1.                  What if we are continually responding to one God and Father this way?  Will not the prayer of Jesus that the love with which the Father love him may be in his people begin to be answered more and more?  And isn’t allowing that to happen important to all of us who care anything about his great heart?  It has to be!

 

2.                  That’s why we have done this series.  We’ve come to the conclusion of it now.  Think back over it in this order.

a.                   There is one God and Father of all.  According to his own purpose and grace, he has acted to unite all things in heaven and on earth in one Lord.  The mystery of his will has now been revealed by one Spirit.

b.                  One hope is now help up before us through the gospel he has made known.  One faith is the basis of it.  One baptism is the is means of responding to it. 

c.                   And that brings us back to the practical truth our passage started with: there is one body. 

 

3.                  What are we to do in the light of this truth?

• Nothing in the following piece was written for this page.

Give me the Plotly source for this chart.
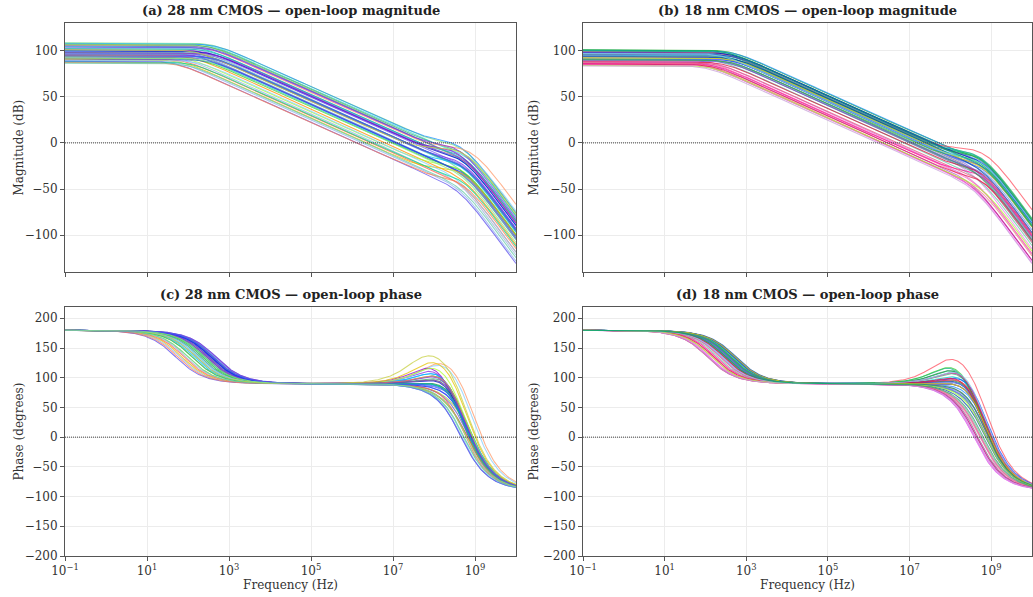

a.                   What if we begin by at least intending to be one body in the Lord? 

b.                  What is we seek to respond to the gospel the way people did when it was first preached, and to let the Lord add us to his people as he did then, and then to continue in the faith, living hopefully as children of God, obedient to what the Spirit has made known?

c.                   Perhaps the “love with faith” connection between “brothers” and “God the Father” in Ephesians 6:23 can be known again!  May it begin with us!